**Exercise objective**:
Present each line of the entries below that holds the word "Reproduce".
^^^^^^^^
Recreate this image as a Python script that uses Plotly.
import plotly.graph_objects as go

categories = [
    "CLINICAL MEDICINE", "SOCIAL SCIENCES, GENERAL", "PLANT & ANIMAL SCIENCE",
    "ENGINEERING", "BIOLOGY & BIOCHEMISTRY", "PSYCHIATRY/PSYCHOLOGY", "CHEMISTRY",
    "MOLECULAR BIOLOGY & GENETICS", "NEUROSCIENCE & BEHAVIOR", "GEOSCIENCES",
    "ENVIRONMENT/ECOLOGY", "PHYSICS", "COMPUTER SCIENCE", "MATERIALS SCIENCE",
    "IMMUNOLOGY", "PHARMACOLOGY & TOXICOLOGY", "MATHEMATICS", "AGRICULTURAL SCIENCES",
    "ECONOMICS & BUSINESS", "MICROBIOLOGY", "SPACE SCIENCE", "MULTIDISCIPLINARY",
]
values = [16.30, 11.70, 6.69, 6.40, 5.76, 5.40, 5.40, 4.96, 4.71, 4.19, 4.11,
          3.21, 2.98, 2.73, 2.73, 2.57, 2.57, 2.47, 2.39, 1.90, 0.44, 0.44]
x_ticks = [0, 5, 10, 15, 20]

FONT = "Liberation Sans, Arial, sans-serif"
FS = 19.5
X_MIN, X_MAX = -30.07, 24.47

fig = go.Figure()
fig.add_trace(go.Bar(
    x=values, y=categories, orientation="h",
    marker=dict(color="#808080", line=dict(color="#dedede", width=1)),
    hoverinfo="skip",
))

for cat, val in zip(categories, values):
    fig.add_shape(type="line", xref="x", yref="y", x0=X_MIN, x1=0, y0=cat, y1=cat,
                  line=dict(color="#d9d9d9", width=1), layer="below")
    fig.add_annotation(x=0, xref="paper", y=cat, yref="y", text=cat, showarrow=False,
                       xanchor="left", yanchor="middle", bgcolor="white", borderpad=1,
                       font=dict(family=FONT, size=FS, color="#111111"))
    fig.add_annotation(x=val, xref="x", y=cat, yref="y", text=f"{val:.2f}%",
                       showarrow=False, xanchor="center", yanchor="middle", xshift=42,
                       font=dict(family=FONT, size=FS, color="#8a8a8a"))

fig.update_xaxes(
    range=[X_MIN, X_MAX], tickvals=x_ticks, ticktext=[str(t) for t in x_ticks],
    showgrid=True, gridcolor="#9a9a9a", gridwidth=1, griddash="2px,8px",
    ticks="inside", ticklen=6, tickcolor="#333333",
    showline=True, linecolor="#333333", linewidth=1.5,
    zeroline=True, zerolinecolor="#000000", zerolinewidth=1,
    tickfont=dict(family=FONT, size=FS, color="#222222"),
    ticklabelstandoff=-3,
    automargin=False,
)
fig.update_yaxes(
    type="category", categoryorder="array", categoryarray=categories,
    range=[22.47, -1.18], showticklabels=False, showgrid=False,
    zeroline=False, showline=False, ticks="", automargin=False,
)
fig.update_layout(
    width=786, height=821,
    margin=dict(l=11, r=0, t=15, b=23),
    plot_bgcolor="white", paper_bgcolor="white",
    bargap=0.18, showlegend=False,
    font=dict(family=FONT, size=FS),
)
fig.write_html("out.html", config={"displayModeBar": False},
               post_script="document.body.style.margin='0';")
^^^^^^^^
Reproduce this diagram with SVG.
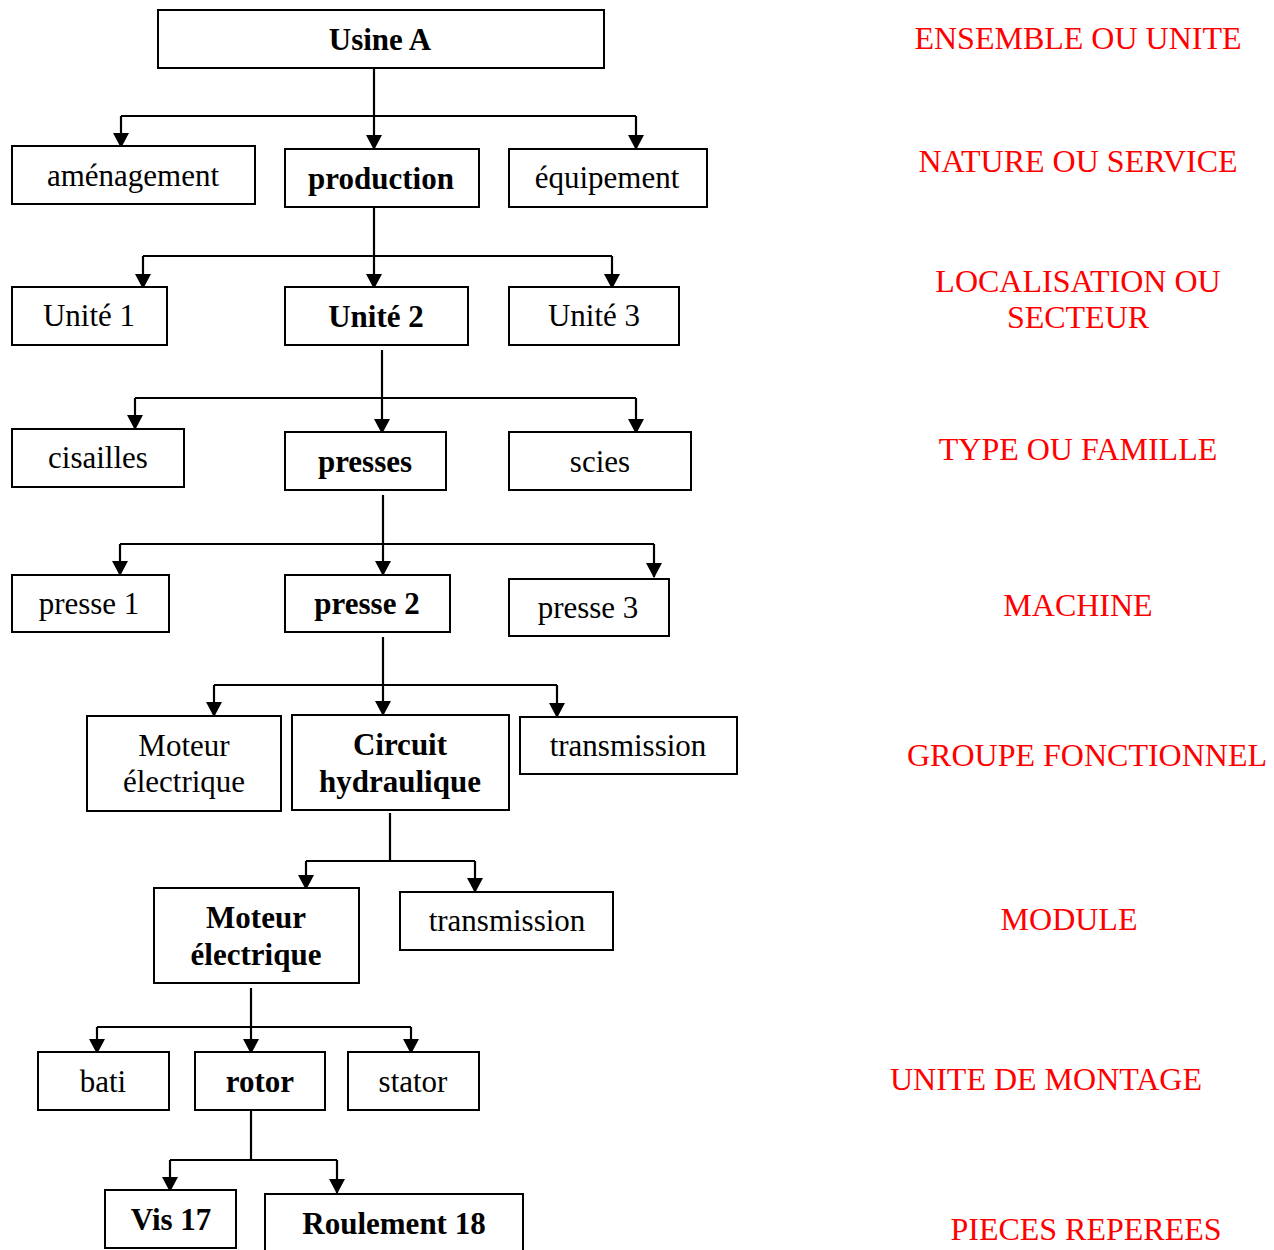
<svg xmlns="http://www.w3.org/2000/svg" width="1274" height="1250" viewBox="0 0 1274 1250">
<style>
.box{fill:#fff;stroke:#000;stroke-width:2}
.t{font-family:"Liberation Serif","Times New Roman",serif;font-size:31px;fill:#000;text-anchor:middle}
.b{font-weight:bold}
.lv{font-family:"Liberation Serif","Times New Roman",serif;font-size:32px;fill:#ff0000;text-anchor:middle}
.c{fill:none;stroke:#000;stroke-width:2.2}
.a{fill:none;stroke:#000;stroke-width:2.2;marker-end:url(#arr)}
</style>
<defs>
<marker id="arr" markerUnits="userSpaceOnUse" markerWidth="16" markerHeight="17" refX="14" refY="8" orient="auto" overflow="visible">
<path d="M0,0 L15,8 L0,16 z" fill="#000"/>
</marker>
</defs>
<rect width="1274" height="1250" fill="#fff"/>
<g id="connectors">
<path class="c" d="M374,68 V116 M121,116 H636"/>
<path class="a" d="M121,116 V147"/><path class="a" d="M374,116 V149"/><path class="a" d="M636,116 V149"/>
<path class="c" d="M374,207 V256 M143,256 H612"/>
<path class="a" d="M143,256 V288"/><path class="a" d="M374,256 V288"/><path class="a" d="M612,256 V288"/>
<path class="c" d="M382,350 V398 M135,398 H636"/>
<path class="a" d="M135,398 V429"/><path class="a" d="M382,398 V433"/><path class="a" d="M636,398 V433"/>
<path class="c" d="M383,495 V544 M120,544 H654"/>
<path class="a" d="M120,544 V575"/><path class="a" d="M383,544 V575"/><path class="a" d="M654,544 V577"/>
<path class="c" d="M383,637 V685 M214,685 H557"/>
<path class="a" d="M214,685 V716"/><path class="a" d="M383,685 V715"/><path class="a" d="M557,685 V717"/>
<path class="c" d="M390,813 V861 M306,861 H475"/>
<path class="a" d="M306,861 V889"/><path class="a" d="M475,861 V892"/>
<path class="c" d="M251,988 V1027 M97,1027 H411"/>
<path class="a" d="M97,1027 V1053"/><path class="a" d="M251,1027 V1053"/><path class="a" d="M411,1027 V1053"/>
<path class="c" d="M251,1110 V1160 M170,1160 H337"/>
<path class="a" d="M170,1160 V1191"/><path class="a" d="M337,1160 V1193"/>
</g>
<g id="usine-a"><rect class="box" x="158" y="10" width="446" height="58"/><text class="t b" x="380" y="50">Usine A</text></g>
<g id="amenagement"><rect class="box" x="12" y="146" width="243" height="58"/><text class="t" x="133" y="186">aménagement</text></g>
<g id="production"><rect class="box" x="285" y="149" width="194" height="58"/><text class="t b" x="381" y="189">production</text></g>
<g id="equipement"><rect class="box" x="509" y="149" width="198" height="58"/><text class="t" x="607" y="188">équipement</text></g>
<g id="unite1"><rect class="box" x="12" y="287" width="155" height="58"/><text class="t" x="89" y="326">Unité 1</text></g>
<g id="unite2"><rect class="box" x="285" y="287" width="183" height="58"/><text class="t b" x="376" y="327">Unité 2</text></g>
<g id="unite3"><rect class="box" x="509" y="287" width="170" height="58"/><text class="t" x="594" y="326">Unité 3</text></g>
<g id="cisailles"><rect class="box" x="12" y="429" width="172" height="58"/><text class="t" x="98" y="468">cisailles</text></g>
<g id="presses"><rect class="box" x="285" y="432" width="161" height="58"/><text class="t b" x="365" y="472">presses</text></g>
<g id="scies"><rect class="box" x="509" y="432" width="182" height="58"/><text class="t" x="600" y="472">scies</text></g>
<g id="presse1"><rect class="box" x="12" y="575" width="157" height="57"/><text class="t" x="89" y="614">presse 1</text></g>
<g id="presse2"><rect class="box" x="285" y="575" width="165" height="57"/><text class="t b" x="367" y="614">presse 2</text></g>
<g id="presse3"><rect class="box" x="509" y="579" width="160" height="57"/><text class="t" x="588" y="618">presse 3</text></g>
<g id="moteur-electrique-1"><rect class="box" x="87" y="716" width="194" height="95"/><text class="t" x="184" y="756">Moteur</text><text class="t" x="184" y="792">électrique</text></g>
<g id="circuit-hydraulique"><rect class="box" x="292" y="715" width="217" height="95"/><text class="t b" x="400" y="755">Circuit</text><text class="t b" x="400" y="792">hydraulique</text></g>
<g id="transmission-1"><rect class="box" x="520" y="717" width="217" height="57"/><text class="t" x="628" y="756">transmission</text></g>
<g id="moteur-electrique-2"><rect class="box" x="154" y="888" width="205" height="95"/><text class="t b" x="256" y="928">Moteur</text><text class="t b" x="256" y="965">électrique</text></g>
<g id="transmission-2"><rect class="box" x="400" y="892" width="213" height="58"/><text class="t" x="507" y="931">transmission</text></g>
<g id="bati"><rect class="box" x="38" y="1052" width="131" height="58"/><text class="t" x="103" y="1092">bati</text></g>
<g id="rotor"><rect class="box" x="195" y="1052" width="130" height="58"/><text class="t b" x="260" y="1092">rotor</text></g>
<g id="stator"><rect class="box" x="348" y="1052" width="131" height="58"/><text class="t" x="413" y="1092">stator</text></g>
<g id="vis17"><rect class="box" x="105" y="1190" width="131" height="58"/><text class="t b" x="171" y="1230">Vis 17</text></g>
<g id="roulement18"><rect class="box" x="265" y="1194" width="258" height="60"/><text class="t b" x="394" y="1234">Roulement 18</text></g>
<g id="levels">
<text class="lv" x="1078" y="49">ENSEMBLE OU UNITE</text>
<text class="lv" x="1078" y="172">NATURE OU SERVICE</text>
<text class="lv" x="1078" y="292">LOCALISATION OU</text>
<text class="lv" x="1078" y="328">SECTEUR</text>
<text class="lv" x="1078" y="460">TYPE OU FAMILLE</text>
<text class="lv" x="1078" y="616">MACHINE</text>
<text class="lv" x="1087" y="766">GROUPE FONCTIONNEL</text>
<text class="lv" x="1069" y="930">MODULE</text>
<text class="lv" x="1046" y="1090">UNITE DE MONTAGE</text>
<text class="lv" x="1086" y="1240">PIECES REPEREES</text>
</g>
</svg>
^^^^^^^^
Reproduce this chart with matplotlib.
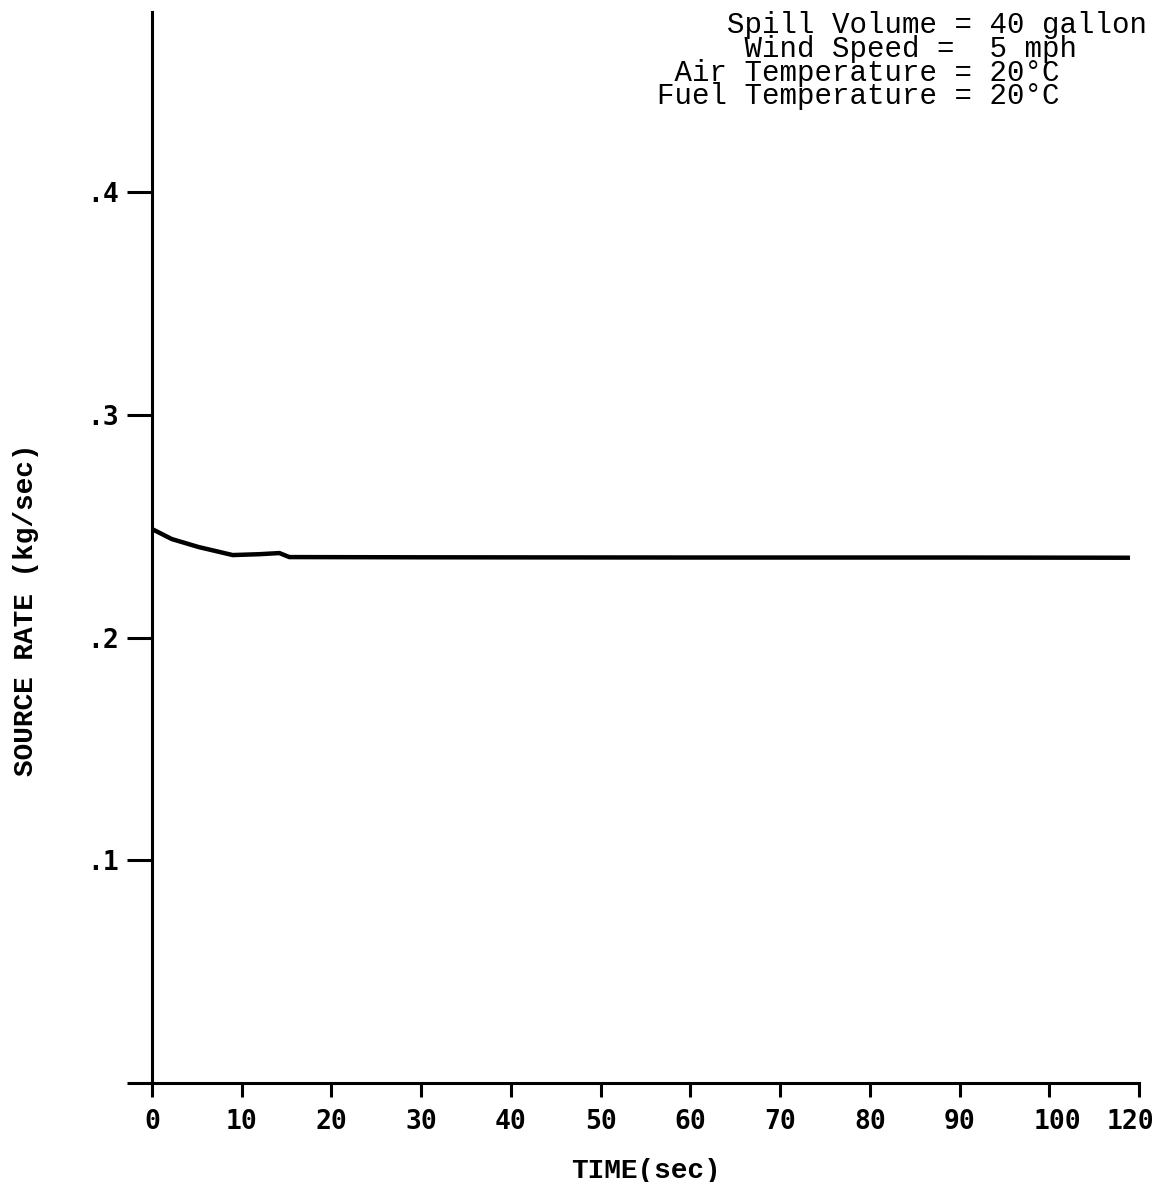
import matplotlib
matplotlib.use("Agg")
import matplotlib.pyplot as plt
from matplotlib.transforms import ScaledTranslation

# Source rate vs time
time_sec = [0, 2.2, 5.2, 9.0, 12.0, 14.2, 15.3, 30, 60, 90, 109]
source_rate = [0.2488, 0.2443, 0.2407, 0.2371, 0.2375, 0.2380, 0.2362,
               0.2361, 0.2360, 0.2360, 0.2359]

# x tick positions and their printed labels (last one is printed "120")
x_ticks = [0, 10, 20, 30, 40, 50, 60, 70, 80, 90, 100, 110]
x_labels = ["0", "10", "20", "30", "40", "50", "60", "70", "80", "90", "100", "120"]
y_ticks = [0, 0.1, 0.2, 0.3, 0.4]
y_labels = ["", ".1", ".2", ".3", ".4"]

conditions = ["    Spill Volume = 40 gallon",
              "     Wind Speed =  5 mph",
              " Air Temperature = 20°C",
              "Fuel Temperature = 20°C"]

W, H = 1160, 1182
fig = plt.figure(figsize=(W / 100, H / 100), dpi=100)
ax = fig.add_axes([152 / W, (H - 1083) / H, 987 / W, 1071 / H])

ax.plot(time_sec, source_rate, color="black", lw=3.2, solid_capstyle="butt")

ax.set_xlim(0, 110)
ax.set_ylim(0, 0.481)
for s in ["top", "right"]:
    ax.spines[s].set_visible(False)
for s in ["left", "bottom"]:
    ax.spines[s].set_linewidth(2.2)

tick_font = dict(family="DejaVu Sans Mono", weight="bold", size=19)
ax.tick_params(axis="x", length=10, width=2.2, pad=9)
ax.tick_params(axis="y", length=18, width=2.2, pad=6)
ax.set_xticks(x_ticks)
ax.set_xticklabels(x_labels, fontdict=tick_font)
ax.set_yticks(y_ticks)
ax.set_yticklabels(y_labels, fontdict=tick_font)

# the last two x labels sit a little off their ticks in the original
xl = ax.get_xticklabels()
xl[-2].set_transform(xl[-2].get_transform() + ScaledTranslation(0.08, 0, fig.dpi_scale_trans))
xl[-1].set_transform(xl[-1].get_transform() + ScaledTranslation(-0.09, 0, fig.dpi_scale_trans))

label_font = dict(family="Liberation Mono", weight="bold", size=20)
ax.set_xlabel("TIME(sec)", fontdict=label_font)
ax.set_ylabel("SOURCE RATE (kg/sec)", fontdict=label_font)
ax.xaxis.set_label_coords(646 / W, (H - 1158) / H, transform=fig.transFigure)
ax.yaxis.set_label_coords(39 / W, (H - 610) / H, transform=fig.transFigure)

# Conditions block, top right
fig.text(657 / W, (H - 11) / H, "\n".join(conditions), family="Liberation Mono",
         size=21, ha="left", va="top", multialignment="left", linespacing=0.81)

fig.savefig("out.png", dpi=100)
^^^^^^^^
**Full output**:
Reproduce this diagram with SVG.
Reproduce this chart with matplotlib.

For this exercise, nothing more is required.